Her cheeks blossomed twin spots of pink and her chest lifted on a quick breath. Give the lady high marks for catching the subtleties of double entendre.
When the waiter came, Melina exchanged pleasantries with the guy in perfect Spanish before ordering effortlessly in the same tongue. Where did she learn to speak that tongue so well? John wished there’d been time to run a background check on her before they left Pirate Pete’s. But Brady Hathaway had been in such an all-fired hurry to hustle him out of there and away from that noose that he’d barely had time to collect his own gear, let alone outfit Melina.
John ordered a steak—rare—salad with vinaigrette, roasted local vegetables, no mushrooms, and a bottle of wine, lightly chilled. The waiter left, and John turned his attention back to his dinner companion. Time to do his own background check. In the guise of polite dinner conversation, of course.
“For an American, you speak Spanish exceptionally well.”
“I live in Mexico City.”
“What do you do there?”
Her eyes clouded over. “I work for a pharmaceutical company.”

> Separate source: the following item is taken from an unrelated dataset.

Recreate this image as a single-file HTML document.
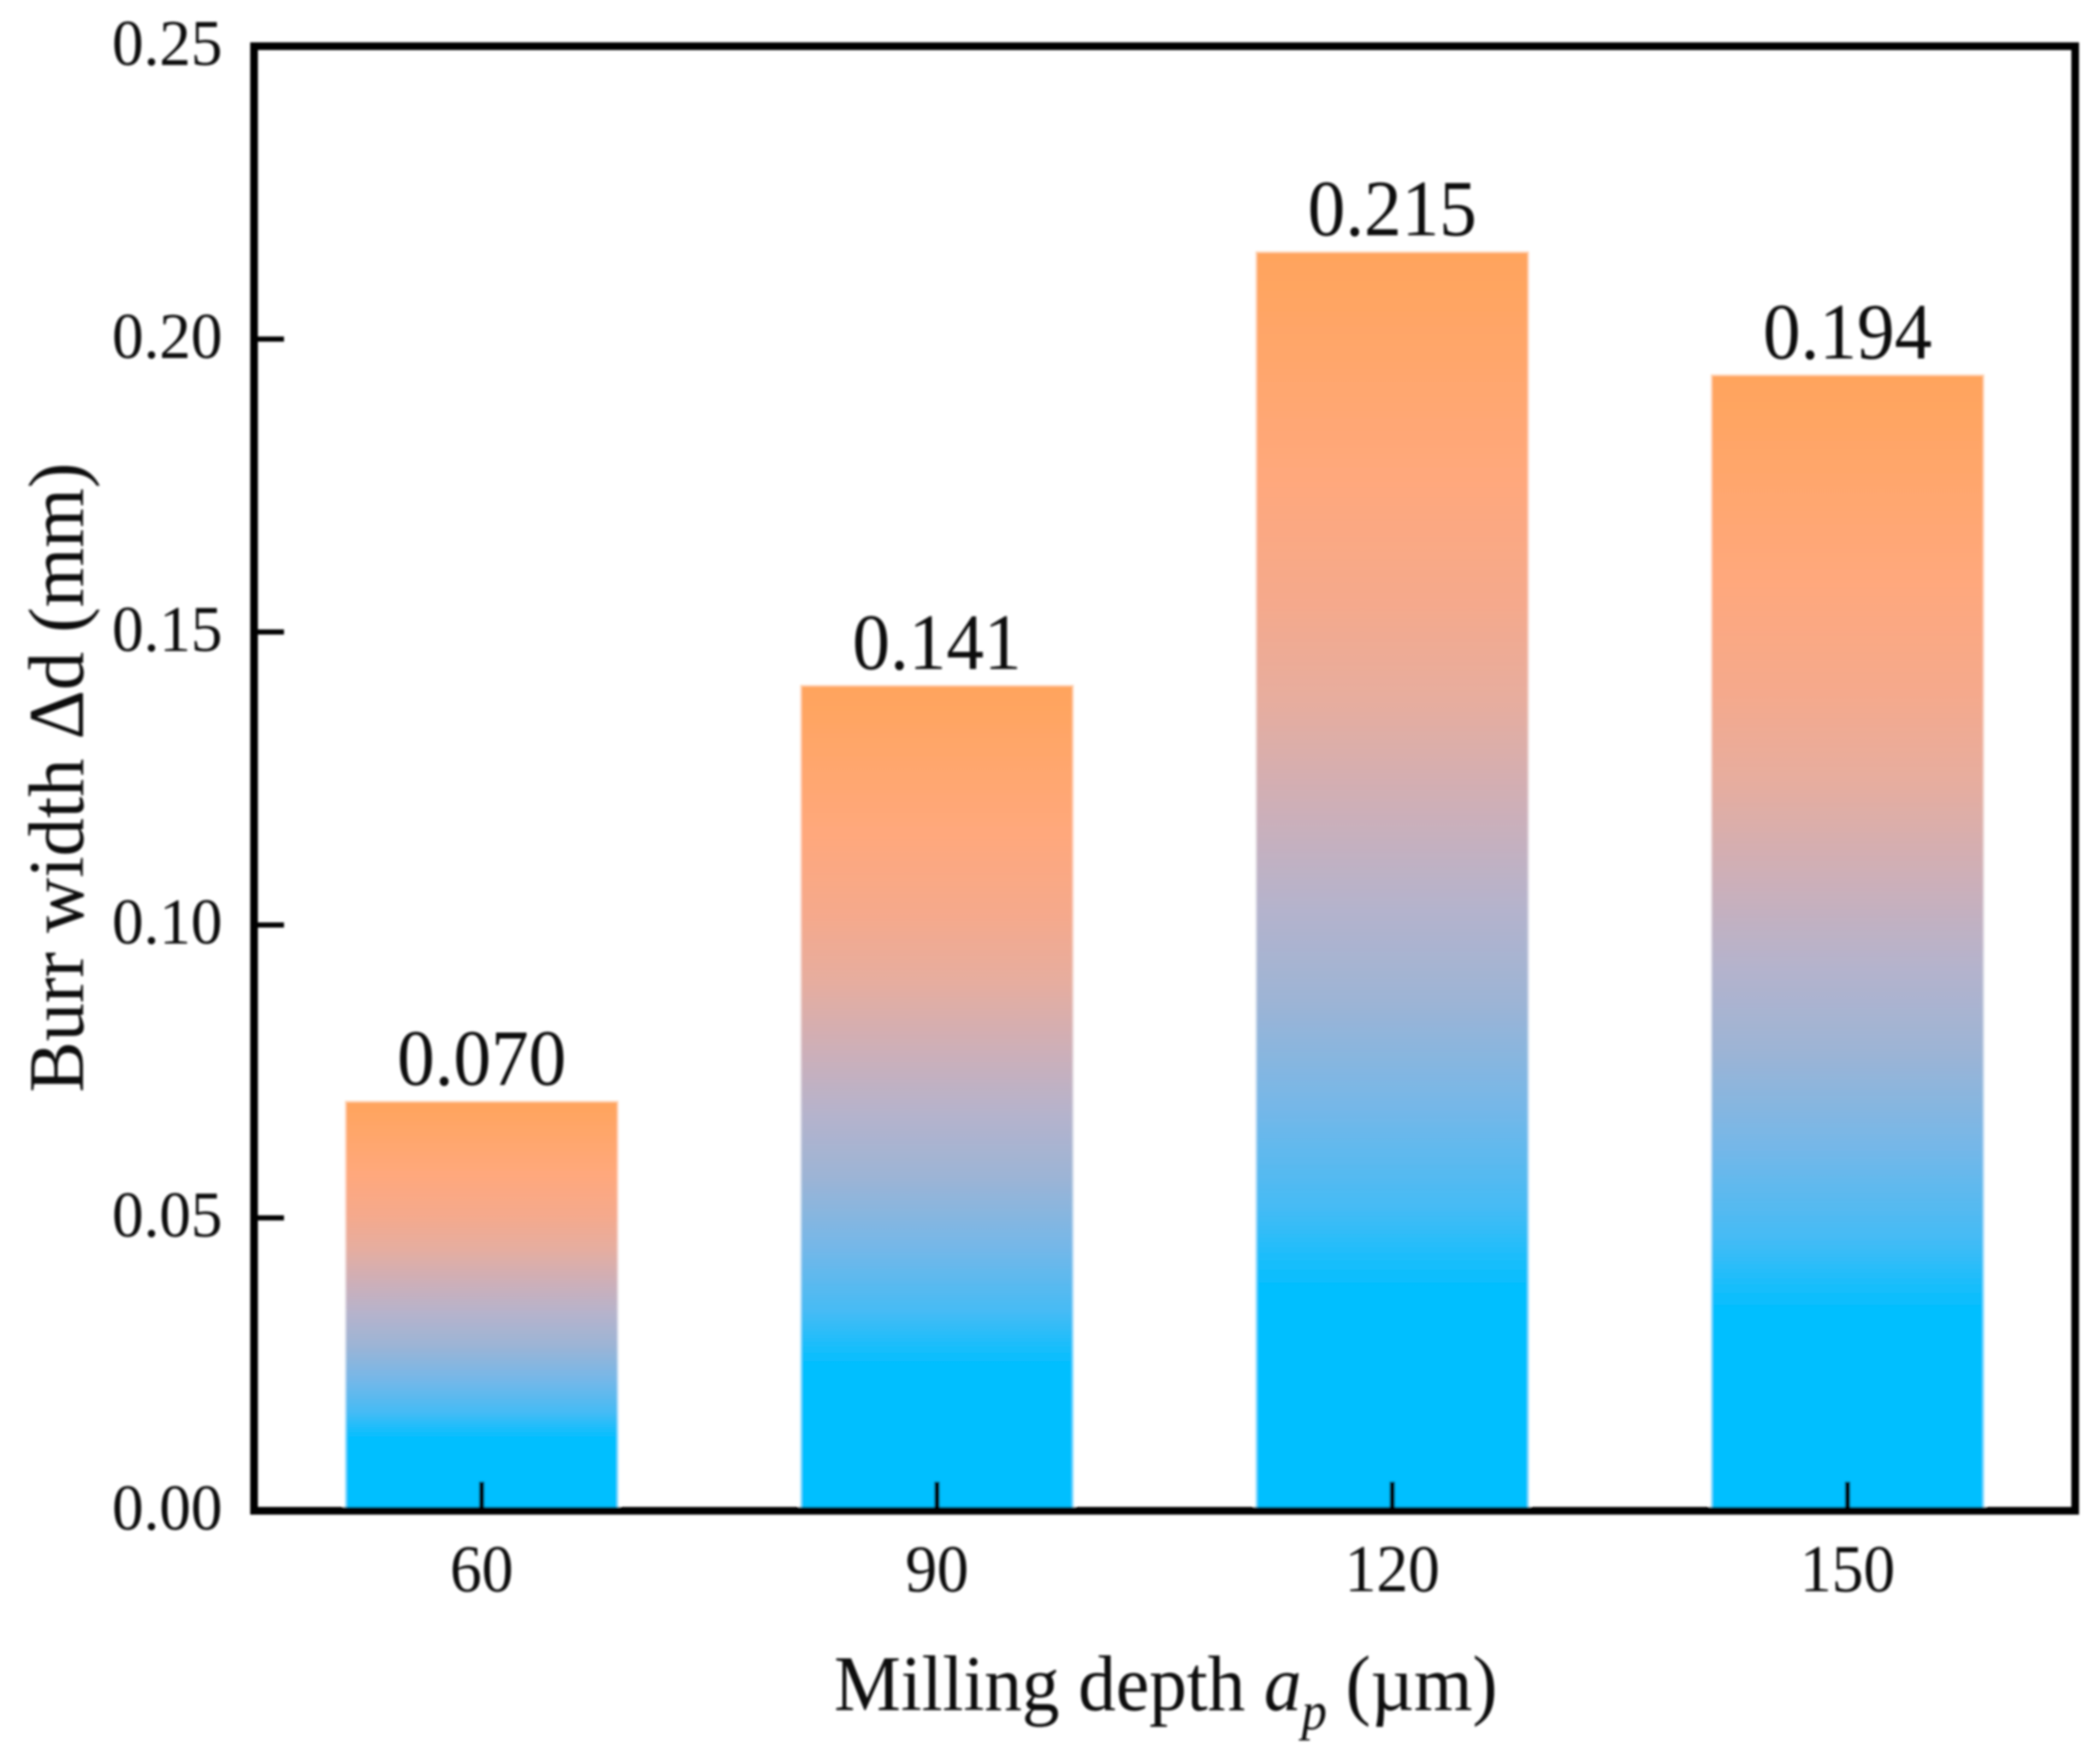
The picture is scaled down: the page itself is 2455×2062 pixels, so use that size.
<!DOCTYPE html>
<html lang="en">
<head>
<meta charset="utf-8">
<title>Burr width vs milling depth</title>
<style>
html,body{margin:0;padding:0;background:#fff;}
body{width:2455px;height:2062px;overflow:hidden;}
svg{display:block;font-family:"Liberation Serif","Times New Roman",serif;fill:#111;}
</style>
</head>
<body>
<svg id="chart" xmlns="http://www.w3.org/2000/svg" width="2455" height="2062" viewBox="0 0 2455 2062">
  <defs>
    <filter id="soft" x="-2%" y="-2%" width="104%" height="104%"><feGaussianBlur stdDeviation="1.2"/></filter>
    <linearGradient id="barGrad" x1="0" y1="0" x2="0" y2="1">
      <stop offset="0" stop-color="#FFA45C"/>
      <stop offset="0.18" stop-color="#FFA87C"/>
      <stop offset="0.28" stop-color="#F5A98C"/>
      <stop offset="0.36" stop-color="#E6AD9F"/>
      <stop offset="0.45" stop-color="#CBAFBA"/>
      <stop offset="0.52" stop-color="#B5B3CC"/>
      <stop offset="0.595" stop-color="#9DB4D5"/>
      <stop offset="0.68" stop-color="#75B7E8"/>
      <stop offset="0.76" stop-color="#45BBF5"/>
      <stop offset="0.825" stop-color="#00BFFF"/>
      <stop offset="1" stop-color="#00BFFF"/>
    </linearGradient>
  </defs>
  <g id="root" filter="url(#soft)"></g>
</svg>
<script>
const categories = ["60", "90", "120", "150"];
const burrWidths = [0.070, 0.141, 0.215, 0.194];
const valueLabels = ["0.070", "0.141", "0.215", "0.194"];
const yTicks = [0, 0.05, 0.10, 0.15, 0.20, 0.25];
const yTickLabels = ["0.00", "0.05", "0.10", "0.15", "0.20", "0.25"];

const NS = "http://www.w3.org/2000/svg";
const root = document.getElementById("root");
const plot = {left: 297, right: 2426, top: 54, bottom: 1766};
const yMax = 0.25;
const barWidth = 320;

function xScale(i) {
  return plot.left + (plot.right - plot.left) * (i + 0.5) / categories.length;
}
function yScale(v) {
  return plot.bottom - (plot.bottom - plot.top) * v / yMax;
}
function make(tag, attrs) {
  const el = document.createElementNS(NS, tag);
  for (const k in attrs) el.setAttribute(k, attrs[k]);
  return el;
}
function makeText(str, x, y, size, sx, anchor) {
  const t = make("text", {
    transform: "translate(" + x + " " + y + ") scale(" + sx + " 1)",
    "font-size": size,
    "text-anchor": anchor
  });
  t.textContent = str;
  return t;
}

burrWidths.forEach(function (v, i) {
  const top = yScale(v);
  const bar = make("rect", {
    x: xScale(i) - barWidth / 2,
    y: top,
    width: barWidth,
    height: plot.bottom - top,
    fill: "url(#barGrad)",
    stroke: "#ffffff",
    "stroke-opacity": "0.55",
    "stroke-width": "4"
  });
  
  
  root.appendChild(bar);

  const label = makeText(valueLabels[i], xScale(i), top - 18.5, 93, 0.945, "middle");
  
  
  root.appendChild(label);
});

const frame = make("rect", {
  x: plot.left,
  y: plot.top,
  width: plot.right - plot.left,
  height: plot.bottom - plot.top,
  fill: "none",
  stroke: "#000",
  "stroke-width": "9"
});


root.appendChild(frame);

yTicks.forEach(function (v, i) {
  const y = yScale(v);
  if (v > 0 && v < yMax) {
    const tick = make("line", {x1: plot.left, x2: plot.left + 35, y1: y, y2: y, stroke: "#000", "stroke-width": "6"});
    
    
    root.appendChild(tick);
  }
  const label = makeText(yTickLabels[i], 260, y + 22, 76, 0.97, "end");
  
  
  root.appendChild(label);
});

categories.forEach(function (c, i) {
  const x = xScale(i);
  const tick = make("line", {x1: x, x2: x, y1: plot.bottom, y2: plot.bottom - 34, stroke: "#000", "stroke-width": "6"});
  
  
  root.appendChild(tick);
  const label = makeText(c, x, 1860, 78, 0.95, "middle");
  
  
  root.appendChild(label);
});
</script>
<script>
(function () {
  const NS2 = "http://www.w3.org/2000/svg";
  const g = document.getElementById("root");

  const xt = document.createElementNS(NS2, "text");
  xt.setAttribute("transform", "translate(975 1999) scale(0.955 1)");
  xt.setAttribute("font-size", "92");
  
  
  xt.innerHTML = 'Milling depth <tspan font-style="italic">a</tspan><tspan font-style="italic" font-size="62" dy="22">p</tspan><tspan dy="-22"> (µm)</tspan>';
  g.appendChild(xt);

  const yt = document.createElementNS(NS2, "text");
  yt.setAttribute("transform", "translate(97 1277) rotate(-90) scale(0.973 1)");
  yt.setAttribute("font-size", "92");
  
  
  yt.textContent = "Burr width Δd (mm)";
  g.appendChild(yt);
})();
</script>
</body>
</html>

She didn’t look particularly happy about it, though. They sipped their wine in silence while he considered her. He couldn’t come up with a single reason why a cosmopolitan woman like her needed to go on a trek in the Andes that was so obviously not for pleasure. What was she up to?
“Tell me about yourself,” he said casually as he refilled her wine glass.
She swirled the maroon liquid, staring down into it pensively. She looked up abruptly, her reverie broken. “Why don’t you tell me about me? You dodged my question earlier. Let’s see how your instincts stack up to mine.”
Fine. Maybe he could shake loose some information out of her by playing along. He sipped his wine, studying her until she began to fidget beneath his intent gaze.